While there have been significant improvements in technology and treatments, pressure ulcers and other wounds are still some of the most common problems in skilled nursing facilities today.
Pressure ulcers come at a high price. This not only includes the direct economic expenses of treatment, but the personal cost of pain, in addition to the liability risks to healthcare providers.
According to Karl Steinberg, MD, CMD, the following strategies can help skilled nursing facilities overcome clinical and legal problems associated with pressure ulcers. 
There is no argument that there are cases where poor care can cause or contribute to the development of pressure ulcers. However, more than not skilled nursing facilities provide good care but find difficulty in demonstrating that all appropriate measure for pressure ulcers risk assessment and prevention have been put into place. This is where the crucial importance of documentation comes into play.

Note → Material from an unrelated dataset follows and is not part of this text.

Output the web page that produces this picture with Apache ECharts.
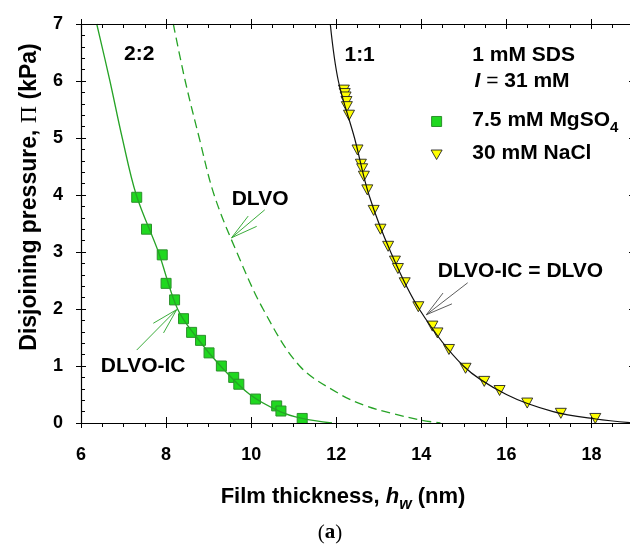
<!DOCTYPE html>
<html>
<head>
<meta charset="utf-8">
<script src="https://cdn.jsdelivr.net/npm/echarts@6/dist/echarts.min.js"></script>
<style>
  html, body { margin: 0; padding: 0; background: #ffffff; }
  #chart { width: 630px; height: 545px; }
</style>
</head>
<body>
<div id="chart"></div>
<script>
// Axis ranges and tick values
const xRange = [6, 19];
const xStep = 2;
const yRange = [0, 7];
const yStep = 1;

// Measured disjoining pressure, 7.5 mM MgSO4 (h_w in nm, Pi in kPa)
const mgso4Points = [
  [7.31, 3.96], [7.54, 3.40], [7.91, 2.95], [8.00, 2.45], [8.20, 2.16],
  [8.41, 1.83], [8.60, 1.59], [8.81, 1.45], [9.01, 1.23], [9.30, 1.00],
  [9.59, 0.80], [9.71, 0.68], [10.10, 0.42], [10.60, 0.30], [10.70, 0.21],
  [11.20, 0.08]
];

// Measured disjoining pressure, 30 mM NaCl
const naclPoints = [
  [12.18, 5.84], [12.20, 5.78], [12.22, 5.72], [12.24, 5.64], [12.25, 5.55],
  [12.30, 5.40], [12.50, 4.79], [12.58, 4.54], [12.61, 4.46], [12.65, 4.33],
  [12.73, 4.09], [12.88, 3.73], [13.04, 3.40], [13.22, 3.10], [13.38, 2.84],
  [13.45, 2.71], [13.61, 2.46], [13.93, 2.04], [14.26, 1.70], [14.38, 1.58],
  [14.65, 1.29], [15.04, 0.96], [15.48, 0.73], [15.84, 0.57], [16.49, 0.35],
  [17.28, 0.17], [18.09, 0.08]
];

// Theory: DLVO-IC for the 2:2 electrolyte
const dlvoIc22 = [
  [6.37, 7.0], [6.68, 6.0], [6.97, 5.0], [7.30, 4.0], [7.82, 3.0],
  [8.27, 2.0], [8.72, 1.5], [9.28, 1.0], [9.97, 0.5], [10.68, 0.2],
  [11.20, 0.08], [11.90, 0.0]
];

// Theory: plain DLVO for the 2:2 electrolyte
const dlvo22 = [
  [8.17, 7.0], [8.45, 6.0], [8.78, 5.0], [9.13, 4.0], [9.66, 3.0],
  [10.28, 2.0], [11.14, 1.0], [12.10, 0.5], [12.70, 0.3], [13.30, 0.17],
  [14.00, 0.05], [14.45, 0.0]
];

// Theory: DLVO-IC = DLVO for the 1:1 electrolyte
const dlvo11 = [
  [11.86, 7.0], [12.05, 6.0], [12.43, 5.0], [12.77, 4.0], [13.28, 3.0],
  [13.95, 2.0], [14.99, 1.0], [16.00, 0.5], [17.10, 0.2], [18.10, 0.07],
  [19.00, 0.0]
];

const GREEN = '#26a326';
const SQ_FILL = '#1fd81f';
const SQ_EDGE = '#2b8f2b';
const TRI_FILL = '#ffff00';
const SANS = '"Liberation Sans", Arial, sans-serif';
const SERIF = '"Liberation Serif", "DejaVu Serif", serif';

const chart = echarts.init(document.getElementById('chart'), null, { renderer: 'canvas' });

// Every axis stays on the frame edge (onZero off); extra axes only add tick marks
function axisDef(position, range, step, opts) {
  return Object.assign({
    type: 'value', position: position, gridIndex: 0, z: 6,
    min: range[0], max: range[1], interval: step,
    axisLine: { show: false, onZero: false },
    axisLabel: { show: false },
    splitLine: { show: false },
    axisTick: { show: false },
    minorTick: { show: false },
    minorSplitLine: { show: false }
  }, opts);
}
const xAxisDef = (pos, opts) => axisDef(pos, xRange, xStep, opts);
const yAxisDef = (pos, opts) => axisDef(pos, yRange, yStep, opts);

function ticks(inside, length) {
  return { show: true, inside: inside, length: length, lineStyle: { color: '#000', width: 1 } };
}
function minor(split, length) {
  return { show: true, splitNumber: split, length: length, lineStyle: { color: '#000', width: 1 } };
}
const frameLine = { show: true, onZero: false, lineStyle: { color: '#000', width: 1.2 } };
const tickFont = { show: true, color: '#000', fontFamily: SANS, fontWeight: 'bold', fontSize: 18 };

const option = {
  backgroundColor: '#ffffff',
  animation: false,
  grid: { left: 81, right: -4, top: 24, bottom: 122, containLabel: false, outerBoundsMode: 'none' },
  xAxis: [
    xAxisDef('bottom', {
      axisLine: frameLine,
      axisLabel: Object.assign({ margin: 23, showMaxLabel: false }, tickFont),
      axisTick: ticks(false, 5),
      minorTick: minor(4, 4)
    }),
    xAxisDef('bottom', { axisTick: ticks(true, 6) }),
    xAxisDef('top', { axisLine: frameLine, axisTick: ticks(true, 5), minorTick: minor(4, 4) }),
    xAxisDef('top', { axisTick: ticks(false, 5) })
  ],
  yAxis: [
    yAxisDef('left', {
      axisLine: frameLine,
      axisLabel: Object.assign({ margin: 18 }, tickFont),
      axisTick: ticks(true, 5),
      minorTick: minor(5, 4)
    }),
    yAxisDef('left', { axisTick: ticks(false, 5) }),
    yAxisDef('right', { axisLine: frameLine, axisTick: ticks(true, 5), minorTick: minor(5, 3) })
  ],
  series: [
    {
      name: 'DLVO-IC 2:2', type: 'line', data: dlvoIc22, xAxisIndex: 0, yAxisIndex: 0,
      showSymbol: false, smooth: 0.35, clip: true,
      lineStyle: { color: GREEN, width: 1.3 }
    },
    {
      name: 'DLVO 2:2', type: 'line', data: dlvo22, xAxisIndex: 0, yAxisIndex: 0,
      showSymbol: false, smooth: 0.35, clip: true,
      lineStyle: { color: GREEN, width: 1.3, type: [9, 5] }
    },
    {
      name: 'DLVO 1:1', type: 'line', data: dlvo11, xAxisIndex: 0, yAxisIndex: 0,
      showSymbol: false, smooth: 0.35, clip: true,
      lineStyle: { color: '#111', width: 1.2 }
    },
    {
      name: '7.5 mM MgSO4', type: 'scatter', data: mgso4Points, xAxisIndex: 0, yAxisIndex: 0,
      symbol: 'rect', symbolSize: 10,
      itemStyle: { color: SQ_FILL, borderColor: SQ_EDGE, borderWidth: 1, opacity: 1 }
    },
    {
      name: '30 mM NaCl', type: 'scatter', data: naclPoints, xAxisIndex: 0, yAxisIndex: 0,
      symbol: 'triangle', symbolRotate: 180, symbolSize: [11, 10],
      itemStyle: { color: TRI_FILL, borderColor: '#222', borderWidth: 0.9, opacity: 1 }
    }
  ]
};

// First pass lays out the grid so annotation anchors can be converted to pixels
chart.setOption(option);

// Annotation anchors, in data units (h_w, Pi)
const arrowSpecs = [
  { color: GREEN, width: 0.9, tip: [9.54, 3.25], tails: [[10.32, 3.74], [9.93, 3.63], [10.13, 3.45]] },
  { color: GREEN, width: 0.9, tip: [8.25, 1.99], tails: [[7.31, 1.28], [7.70, 1.75], [7.94, 1.58]] },
  { color: '#333', width: 0.8, tip: [14.12, 1.90], tails: [[15.09, 2.46], [14.51, 2.28], [14.72, 2.09]] }
];

const toPx = p => chart.convertToPixel({ xAxisIndex: 0, yAxisIndex: 0 }, p);

const graphics = [];
arrowSpecs.forEach(a => {
  const t = toPx(a.tip);
  a.tails.forEach(q => {
    const s = toPx(q);
    graphics.push({
      type: 'line', silent: true, z: 10,
      shape: { x1: s[0], y1: s[1], x2: t[0], y2: t[1] },
      style: { stroke: a.color, lineWidth: a.width }
    });
  });
});

function label(pos, text, align, opts) {
  const p = toPx(pos);
  graphics.push({
    type: 'text', x: p[0], y: p[1], z: 10, silent: true,
    style: Object.assign({
      text: text, fill: '#000', fontFamily: SANS, fontWeight: 'bold', fontSize: 21,
      textAlign: align, textVerticalAlign: 'middle'
    }, opts || {})
  });
}

label([7.37, 6.47], '2:2', 'center');
label([12.55, 6.45], '1:1', 'center');
label([15.20, 6.45], '1 mM SDS', 'left');
label([15.25, 6.00], '{i|I}{e| = }{b|31 mM}', 'left', {
  rich: {
    i: { fontFamily: SANS, fontWeight: 'bold', fontStyle: 'italic', fontSize: 21, fill: '#000' },
    e: { fontFamily: SANS, fontWeight: 'normal', fontSize: 21, fill: '#000' },
    b: { fontFamily: SANS, fontWeight: 'bold', fontSize: 21, fill: '#000' }
  }
});
label([15.20, 5.31], '{b|7.5 mM MgSO}{s|4}', 'left', {
  rich: {
    b: { fontFamily: SANS, fontWeight: 'bold', fontSize: 21, fill: '#000', lineHeight: 30, verticalAlign: 'middle' },
    s: { fontFamily: SANS, fontWeight: 'bold', fontSize: 15, fill: '#000', lineHeight: 15, verticalAlign: 'bottom' }
  }
});
label([15.20, 4.73], '30 mM NaCl', 'left');
label([10.21, 3.92], 'DLVO', 'center');
label([7.46, 1.00], 'DLVO-IC', 'center');
label([16.33, 2.67], 'DLVO-IC = DLVO', 'center');

// Legend keys
const sq = toPx([14.36, 5.29]);
graphics.push({
  type: 'rect', z: 10, silent: true,
  shape: { x: sq[0] - 5, y: sq[1] - 5, width: 10, height: 10 },
  style: { fill: SQ_FILL, stroke: SQ_EDGE, lineWidth: 1 }
});
const tr = toPx([14.36, 4.71]);
graphics.push({
  type: 'polygon', z: 10, silent: true,
  shape: { points: [[tr[0] - 5.5, tr[1] - 4.5], [tr[0] + 5.5, tr[1] - 4.5], [tr[0], tr[1] + 5]] },
  style: { fill: TRI_FILL, stroke: '#222', lineWidth: 0.9 }
});

// Axis titles and panel tag
graphics.push({
  type: 'text', x: 343, y: 497, z: 10, silent: true,
  style: {
    text: '{b|Film thickness, }{i|h}{s|w}{b| (nm)}',
    textAlign: 'center', textVerticalAlign: 'middle',
    rich: {
      b: { fontFamily: SANS, fontWeight: 'bold', fontSize: 22, fill: '#000', lineHeight: 32, verticalAlign: 'middle' },
      i: { fontFamily: SANS, fontWeight: 'bold', fontStyle: 'italic', fontSize: 22, fill: '#000', lineHeight: 32, verticalAlign: 'middle' },
      s: { fontFamily: SANS, fontWeight: 'bold', fontStyle: 'italic', fontSize: 16, fill: '#000', lineHeight: 16, verticalAlign: 'bottom' }
    }
  }
});
graphics.push({
  type: 'text', x: 30, y: 197, z: 10, silent: true, rotation: Math.PI / 2,
  style: {
    text: '{b|Disjoining pressure, }{p|\u03A0}{b| (kPa)}',
    textAlign: 'center', textVerticalAlign: 'middle',
    rich: {
      b: { fontFamily: SANS, fontWeight: 'bold', fontSize: 23, fill: '#000' },
      p: { fontFamily: SERIF, fontWeight: 'normal', fontSize: 24, fill: '#000' }
    }
  }
});
graphics.push({
  type: 'text', x: 330, y: 533, z: 10, silent: true,
  style: {
    text: '{n|(}{b|a}{n|)}',
    textAlign: 'center', textVerticalAlign: 'middle',
    rich: {
      n: { fontFamily: SERIF, fontWeight: 'normal', fontSize: 21, fill: '#000' },
      b: { fontFamily: SERIF, fontWeight: 'bold', fontSize: 21, fill: '#000' }
    }
  }
});

// Final pass: full option with annotations, rebuilt from scratch
chart.setOption(Object.assign({}, option, { graphic: graphics }), true);
</script>
</body>
</html>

For example, it is not required to document each time a resident is turned and repositioned. Some caregivers may notate it and some may not. This inconsistency looks bad in a skilled nursing facility, as there is no way to prove what actually happened. Always document and always be consistent.
According to Dr. Steinberg, one of the most important measures a skilled nursing facility can take to reduce liability is to have “an active, knowledgeable, and engaged medical director.”
He says it is important for facilities to have internal guidelines for risk assessment and treatment for pressure ulcers. These should reflect the accepted guidelines from organizations such as the National Pressure Ulcer Advisory Panel (NPUAP).
Practicing prevention is key in skilled nursing facilities, as the majority of patients are at risk for developing pressure ulcers at some point.
Using pressure-reducing surfaces can aid in this prevention. Foam or air mattresses are most commonly used. Turning and repositioning the patient if they are not able to move themselves is crucial. It makes sense to offload the pressure areas, as this makes it less likely for the skin to break down.
In addition to the above, don’t let residents sit for long periods of time. It is also helpful to float heels and use heel protection devices when appropriate. While these are simple prevention methods, they can go a long way.
Educate Residents and Families
Educating the residents and families of skilled nursing facilities is one of the easiest ways to help them navigate through difficult times, and prepare them for the inevitable. If families and residents understand that skin breakdown is part of the dying process and not a cause of it, this may aid in the preparation. This education will also make them less likely to be upset down the road should skin condition develop, therefore reducing the chance of a lawsuit. These conversations are never easy, but the education and care will benefit everyone involved.
 Steinberg, Karl. “Pressure Ulcers: Changing habits can combat clinical and legal problems.” Long-Term Living. Web. 3 August 2012.